= REQUIREMENT =
Will you output all of the data below exactly, omitting the images?

Begin DATA PROVIDED

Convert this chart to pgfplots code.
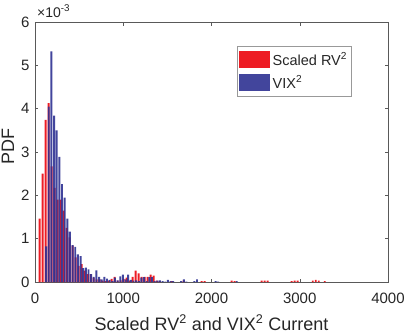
\documentclass[border=0pt]{standalone}
\usepackage{pgfplots}
\pgfplotsset{compat=1.18}
\usepackage{fontspec}
\setmainfont{Liberation Sans}
\definecolor{rvred}{RGB}{237,28,36}
\definecolor{vixblue}{RGB}{46,49,146}
\definecolor{axgray}{RGB}{38,38,38}

\begin{document}
\begin{tikzpicture}
\begin{axis}[
    at={(0,0)}, anchor=south west,
    scale only axis,
    width=353pt, height=260pt,
    xmin=0, xmax=4000, ymin=0, ymax=0.006,
    xtick={0,1000,2000,3000,4000},
    xticklabels={0,1000,2000,3000,4000},
    ytick={0,0.001,0.002,0.003,0.004,0.005,0.006},
    yticklabels={0,1,2,3,4,5,6},
    scaled x ticks=false, scaled y ticks=false,
    tick align=inside, major tick length=3.5pt,
    xtick pos=both, ytick pos=both,
    axis line style={black!65, line width=0.5pt},
    every tick/.style={black!65, line width=0.5pt},
    ticklabel style={font=\fontsize{15}{17}\selectfont, text=axgray},
    xticklabel style={yshift=-7pt},
    yticklabel style={xshift=-2pt},
    xlabel={Scaled RV\textsuperscript{2} and VIX\textsuperscript{2} Current},
    ylabel={PDF},
    every axis x label/.style={at={(rel axis cs:0.5,0)}, anchor=base, yshift=-48pt,
        font=\fontsize{18}{20}\selectfont, text=axgray},
    every axis y label/.style={at={(rel axis cs:0,0.523)}, rotate=90, anchor=center, yshift=27pt,
        font=\fontsize{18}{20}\selectfont, text=axgray},
    bar width=22, bar shift=0pt,
    legend image code/.code={\fill[#1] (0pt,-8.5pt) rectangle (31pt,8.5pt);},
    legend style={at={(rel axis cs:0.572,0.908)}, anchor=north west,
        draw=black!40, line width=0.5pt, inner xsep=2pt, inner ysep=5pt,
        font=\fontsize{14.5}{16}\selectfont, text=axgray, row sep=6pt,
        nodes={inner xsep=2.5pt, inner ysep=0pt}},
    legend cell align=left,
    clip=false,
]
\addplot[ybar, fill=rvred, draw=none] coordinates {
(53,1.46e-3) (87,2.50e-3) (121,3.74e-3) (155,4.13e-3) (189,2.67e-3)
(223,2.17e-3) (257,1.90e-3) (291,1.90e-3) (325,1.65e-3) (359,1.25e-3)
(393,1.03e-3) (427,0.84e-3) (461,0.57e-3) (495,0.37e-3) (529,0.41e-3)
(563,0.26e-3) (597,0.18e-3) (631,0.18e-3) (665,0.10e-3) (699,0.06e-3)
(733,0.06e-3) (767,0.03e-3) (801,0.02e-3) (835,0.03e-3) (869,0.07e-3)
(903,0.12e-3) (937,0.03e-3) (971,0.04e-3) (1005,0.07e-3) (1039,0.10e-3)
(1073,0.03e-3) (1107,0.12e-3) (1141,0.26e-3) (1175,0.20e-3) (1209,0.12e-3)
(1243,0.12e-3) (1277,0.12e-3) (1311,0.17e-3) (1345,0.15e-3) (1379,0.03e-3)
(1413,0.02e-3) (1549,0.02e-3) (1685,0.03e-3) (1889,0.02e-3) (1923,0.02e-3)
(2229,0.03e-3) (2263,0.02e-3) (2569,0.03e-3) (2603,0.03e-3) (2637,0.03e-3)
(2909,0.02e-3) (2943,0.03e-3) (2977,0.03e-3) (3147,0.03e-3) (3181,0.05e-3)
(3215,0.03e-3) (3283,0.02e-3)
};
\addlegendentry{Scaled RV\textsuperscript{2}}
\addplot[ybar, fill=vixblue, draw=none, fill opacity=0.9] coordinates {
(126,0.82e-3) (156,4.05e-3) (186,5.32e-3) (216,3.84e-3) (246,3.50e-3)
(276,2.89e-3) (306,2.26e-3) (336,1.95e-3) (366,1.46e-3) (396,1.16e-3)
(426,0.85e-3) (456,0.81e-3) (486,0.64e-3) (516,0.60e-3) (546,0.32e-3)
(576,0.33e-3) (606,0.29e-3) (636,0.18e-3) (666,0.12e-3) (696,0.27e-3)
(726,0.12e-3) (756,0.06e-3) (786,0.12e-3) (816,0.08e-3) (846,0.05e-3)
(876,0.02e-3) (906,0.10e-3) (936,0.04e-3) (966,0.13e-3) (996,0.17e-3)
(1026,0.06e-3) (1056,0.17e-3) (1086,0.05e-3) (1116,0.03e-3) (1146,0.04e-3)
(1176,0.02e-3) (1206,0.10e-3) (1236,0.11e-3) (1266,0.02e-3) (1296,0.11e-3)
(1326,0.11e-3) (1356,0.02e-3) (1386,0.03e-3) (1416,0.04e-3) (1446,0.02e-3)
(1476,0.01e-3) (1506,0.05e-3) (1536,0.02e-3) (1566,0.02e-3) (1656,0.02e-3)
(1686,0.06e-3) (1716,0.01e-3) (1806,0.02e-3) (1836,0.06e-3) (2046,0.02e-3)
(2076,0.01e-3) (2286,0.02e-3)
};
\addlegendentry{VIX\textsuperscript{2}}
\node[anchor=base west, font=\fontsize{14}{16}\selectfont, text=axgray, inner sep=0pt]
    at (rel axis cs:0,1) [xshift=2pt, yshift=5pt] {×10\textsuperscript{-3}};
\end{axis}
\pgfresetboundingbox
\useasboundingbox (-35pt,-51pt) rectangle (372pt,282pt);
\end{tikzpicture}
\end{document}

End DATA PROVIDED

= TASK ANSWER =
Convert this chart to pgfplots code.
\documentclass[border=0pt]{standalone}
\usepackage{pgfplots}
\pgfplotsset{compat=1.18}
\usepackage{fontspec}
\setmainfont{Liberation Sans}
\definecolor{rvred}{RGB}{237,28,36}
\definecolor{vixblue}{RGB}{46,49,146}
\definecolor{axgray}{RGB}{38,38,38}

\begin{document}
\begin{tikzpicture}
\begin{axis}[
    at={(0,0)}, anchor=south west,
    scale only axis,
    width=353pt, height=260pt,
    xmin=0, xmax=4000, ymin=0, ymax=0.006,
    xtick={0,1000,2000,3000,4000},
    xticklabels={0,1000,2000,3000,4000},
    ytick={0,0.001,0.002,0.003,0.004,0.005,0.006},
    yticklabels={0,1,2,3,4,5,6},
    scaled x ticks=false, scaled y ticks=false,
    tick align=inside, major tick length=3.5pt,
    xtick pos=both, ytick pos=both,
    axis line style={black!65, line width=0.5pt},
    every tick/.style={black!65, line width=0.5pt},
    ticklabel style={font=\fontsize{15}{17}\selectfont, text=axgray},
    xticklabel style={yshift=-7pt},
    yticklabel style={xshift=-2pt},
    xlabel={Scaled RV\textsuperscript{2} and VIX\textsuperscript{2} Current},
    ylabel={PDF},
    every axis x label/.style={at={(rel axis cs:0.5,0)}, anchor=base, yshift=-48pt,
        font=\fontsize{18}{20}\selectfont, text=axgray},
    every axis y label/.style={at={(rel axis cs:0,0.523)}, rotate=90, anchor=center, yshift=27pt,
        font=\fontsize{18}{20}\selectfont, text=axgray},
    bar width=22, bar shift=0pt,
    legend image code/.code={\fill[#1] (0pt,-8.5pt) rectangle (31pt,8.5pt);},
    legend style={at={(rel axis cs:0.572,0.908)}, anchor=north west,
        draw=black!40, line width=0.5pt, inner xsep=2pt, inner ysep=5pt,
        font=\fontsize{14.5}{16}\selectfont, text=axgray, row sep=6pt,
        nodes={inner xsep=2.5pt, inner ysep=0pt}},
    legend cell align=left,
    clip=false,
]
\addplot[ybar, fill=rvred, draw=none] coordinates {
(53,1.46e-3) (87,2.50e-3) (121,3.74e-3) (155,4.13e-3) (189,2.67e-3)
(223,2.17e-3) (257,1.90e-3) (291,1.90e-3) (325,1.65e-3) (359,1.25e-3)
(393,1.03e-3) (427,0.84e-3) (461,0.57e-3) (495,0.37e-3) (529,0.41e-3)
(563,0.26e-3) (597,0.18e-3) (631,0.18e-3) (665,0.10e-3) (699,0.06e-3)
(733,0.06e-3) (767,0.03e-3) (801,0.02e-3) (835,0.03e-3) (869,0.07e-3)
(903,0.12e-3) (937,0.03e-3) (971,0.04e-3) (1005,0.07e-3) (1039,0.10e-3)
(1073,0.03e-3) (1107,0.12e-3) (1141,0.26e-3) (1175,0.20e-3) (1209,0.12e-3)
(1243,0.12e-3) (1277,0.12e-3) (1311,0.17e-3) (1345,0.15e-3) (1379,0.03e-3)
(1413,0.02e-3) (1549,0.02e-3) (1685,0.03e-3) (1889,0.02e-3) (1923,0.02e-3)
(2229,0.03e-3) (2263,0.02e-3) (2569,0.03e-3) (2603,0.03e-3) (2637,0.03e-3)
(2909,0.02e-3) (2943,0.03e-3) (2977,0.03e-3) (3147,0.03e-3) (3181,0.05e-3)
(3215,0.03e-3) (3283,0.02e-3)
};
\addlegendentry{Scaled RV\textsuperscript{2}}
\addplot[ybar, fill=vixblue, draw=none, fill opacity=0.9] coordinates {
(126,0.82e-3) (156,4.05e-3) (186,5.32e-3) (216,3.84e-3) (246,3.50e-3)
(276,2.89e-3) (306,2.26e-3) (336,1.95e-3) (366,1.46e-3) (396,1.16e-3)
(426,0.85e-3) (456,0.81e-3) (486,0.64e-3) (516,0.60e-3) (546,0.32e-3)
(576,0.33e-3) (606,0.29e-3) (636,0.18e-3) (666,0.12e-3) (696,0.27e-3)
(726,0.12e-3) (756,0.06e-3) (786,0.12e-3) (816,0.08e-3) (846,0.05e-3)
(876,0.02e-3) (906,0.10e-3) (936,0.04e-3) (966,0.13e-3) (996,0.17e-3)
(1026,0.06e-3) (1056,0.17e-3) (1086,0.05e-3) (1116,0.03e-3) (1146,0.04e-3)
(1176,0.02e-3) (1206,0.10e-3) (1236,0.11e-3) (1266,0.02e-3) (1296,0.11e-3)
(1326,0.11e-3) (1356,0.02e-3) (1386,0.03e-3) (1416,0.04e-3) (1446,0.02e-3)
(1476,0.01e-3) (1506,0.05e-3) (1536,0.02e-3) (1566,0.02e-3) (1656,0.02e-3)
(1686,0.06e-3) (1716,0.01e-3) (1806,0.02e-3) (1836,0.06e-3) (2046,0.02e-3)
(2076,0.01e-3) (2286,0.02e-3)
};
\addlegendentry{VIX\textsuperscript{2}}
\node[anchor=base west, font=\fontsize{14}{16}\selectfont, text=axgray, inner sep=0pt]
    at (rel axis cs:0,1) [xshift=2pt, yshift=5pt] {×10\textsuperscript{-3}};
\end{axis}
\pgfresetboundingbox
\useasboundingbox (-35pt,-51pt) rectangle (372pt,282pt);
\end{tikzpicture}
\end{document}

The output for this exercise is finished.